Voicing its support to Syrian people, the White House said President Bashar al-Assad has lost legitimacy and must go, after the US secretary of state John Kerry met the Syrian opposition leaders and announced additional aid in Rome.
"Bashar al-Assad has lost all legitimacy and must go. We stand united with the Syrian people on this, and we will continue to offer support to the Syrian opposition even as other countries choose to make it possible for Assad to continue his violent campaign against his own people," Jay Carney, the White House press secretary told reporters.
On Thursday, Kerry announced an additional $60 million nonlethal support to the Syrian Opposition Coalition.
"He stood with our partners in that coalition and reaffirmed the commitment of President Obama to help the Syrian people transition to a Democratic inclusive and peaceful Syria," Carney said yesterday.
"Kerry announced today that to translate our support into tangible assistance, we will provide an additional $60 million in nonlethal support to the Coalition's operational needs.
"..That comes on top of $50 million already provided in nonlethal assistance to the opposition, and is separate from the $385 million in humanitarian assistance that we have been providing to the Syrian population," he said.
The Syrian Opposition, according to the State Department, has notified the US of some very credible reporting of another massacre.
"Seventy-two bodies discovered in the city of Maalikiyah, west of the Al-Shifa, the area of Al-Shifa near Aleppo. They were identified Wednesday evening.
"...So this is another sign of horrific violence that the opposition has reported. We continue to see Scuds in the area of Aleppo. That has not ceased, so the violence continues," the State Department spokesman, Patrick Ventrell said.
This is the first time that the US has publicly committed itself to sending nonlethal support to Syria's armed opposition.
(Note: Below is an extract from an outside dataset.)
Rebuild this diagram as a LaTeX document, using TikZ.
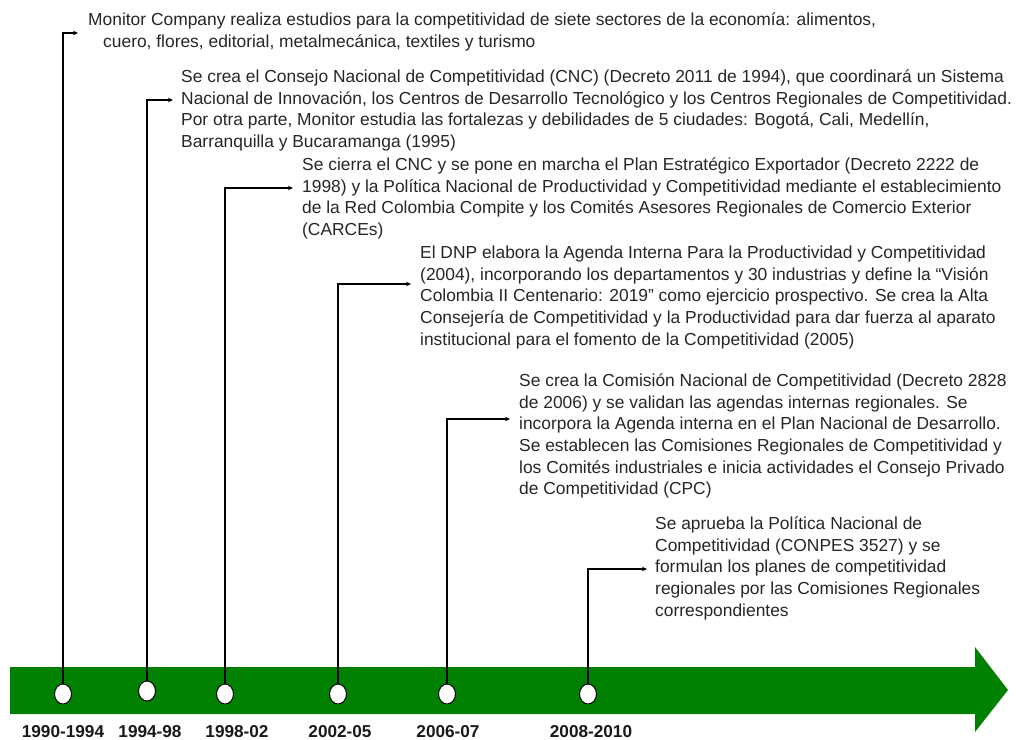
\documentclass[tikz,border=0pt]{standalone}
\usepackage{fontspec}
\setmainfont{Liberation Sans}
\usetikzlibrary{shapes.geometric,arrows.meta}
\definecolor{bargreen}{RGB}{0,128,0}
\newcommand{\fst}{\rule{0pt}{14.5pt}}
\tikzset{
  evtext/.style={anchor=north west, inner sep=0pt, align=left,
    font=\fontsize{17.4}{21.6}\selectfont, text=black!85},
  yearlbl/.style={anchor=base, inner sep=0pt, font=\fontsize{17.2}{18}\selectfont\bfseries, text=black!90},
  dot/.style={ellipse, draw=black, line width=1pt, fill=white, minimum width=17pt, minimum height=20pt, inner sep=0pt},
  conn/.style={draw=black, line width=1.1pt, -{Stealth[length=5pt,width=4.5pt]}},
}
\begin{document}
\begin{tikzpicture}[x=1pt,y=-1pt]
\useasboundingbox (0,0) rectangle (1016,739);
% green arrow
\fill[bargreen] (10,667) -- (975,667) -- (975,647) -- (1008,690) -- (975,732) -- (975,714) -- (10,714) -- cycle;
% circles
\node[dot] (c1) at (63,694) {};
\node[dot] (c2) at (147,691) {};
\node[dot] (c3) at (225,694) {};
\node[dot] (c4) at (338,694) {};
\node[dot] (c5) at (447,694) {};
\node[dot] (c6) at (588,694) {};
% year labels
\node[yearlbl] (y1) at (63,737) {1990-1994};
\node[yearlbl] (y2) at (150,737) {1994-98};
\node[yearlbl] (y3) at (237,737) {1998-02};
\node[yearlbl] (y4) at (340,737) {2002-05};
\node[yearlbl] (y5) at (448,737) {2006-07};
\node[yearlbl] (y6) at (591,737) {2008-2010};
% texts
\node[evtext] (t1) at (88,11) {\fst Monitor Company realiza estudios para la competitividad de siete sectores de la economía: alimentos,\\\hspace*{15pt}cuero, flores, editorial, metalmecánica, textiles y turismo};
\node[evtext] (t2) at (181,68) {\fst Se crea el Consejo Nacional de Competitividad (CNC) (Decreto 2011 de 1994), que coordinará un Sistema\\Nacional de Innovación, los Centros de Desarrollo Tecnológico y los Centros Regionales de Competitividad.\\Por otra parte, Monitor estudia las fortalezas y debilidades de 5 ciudades: Bogotá, Cali, Medellín,\\Barranquilla y Bucaramanga (1995)};
\node[evtext] (t3) at (302,156) {\fst Se cierra el CNC y se pone en marcha el Plan Estratégico Exportador (Decreto 2222 de\\1998) y la Política Nacional de Productividad y Competitividad mediante el establecimiento\\de la Red Colombia Compite y los Comités Asesores Regionales de Comercio Exterior\\(CARCEs)};
\node[evtext] (t4) at (420,244) {\fst El DNP elabora la Agenda Interna Para la Productividad y Competitividad\\(2004), incorporando los departamentos y 30 industrias y define la “Visión\\Colombia II Centenario: 2019” como ejercicio prospectivo. Se crea la Alta\\Consejería de Competitividad y la Productividad para dar fuerza al aparato\\institucional para el fomento de la Competitividad (2005)};
\node[evtext] (t5) at (519,372) {\fst Se crea la Comisión Nacional de Competitividad (Decreto 2828\\de 2006) y se validan las agendas internas regionales. Se\\incorpora la Agenda interna en el Plan Nacional de Desarrollo.\\Se establecen las Comisiones Regionales de Competitividad y\\los Comités industriales e inicia actividades el Consejo Privado\\de Competitividad (CPC)};
\node[evtext] (t6) at (655,515) {\fst Se aprueba la Política Nacional de\\Competitividad (CONPES 3527) y se\\formulan los planes de competitividad\\regionales por las Comisiones Regionales\\correspondientes};
% arrow end points
\coordinate (a1) at (78,33);
\coordinate (a2) at (173,100);
\coordinate (a3) at (293,188);
\coordinate (a4) at (411,284);
\coordinate (a5) at (510,419);
\coordinate (a6) at (647,569);
% connectors
\draw[conn] (c1.north) |- (a1);
\draw[conn] (c2.north) |- (a2);
\draw[conn] (c3.north) |- (a3);
\draw[conn] (c4.north) |- (a4);
\draw[conn] (c5.north) |- (a5);
\draw[conn] (c6.north) |- (a6);
\end{tikzpicture}
\end{document}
"The shift is intended to empower Syria's moderate forces, although it falls short of the weapons and equipment that Syrian rebels have requested," Elizabeth O'Bagy of the Institute for the Study of War said.
"This policy decision against providing lethal aid is largely due to concerns over the emergence of powerful Islamist brigades and extremist groups in Syria.
"..By offering support through the new military command, the US is looking to build a better relationship with Syria's armed opposition and check the radical elements within its ranks," Elizabeth said.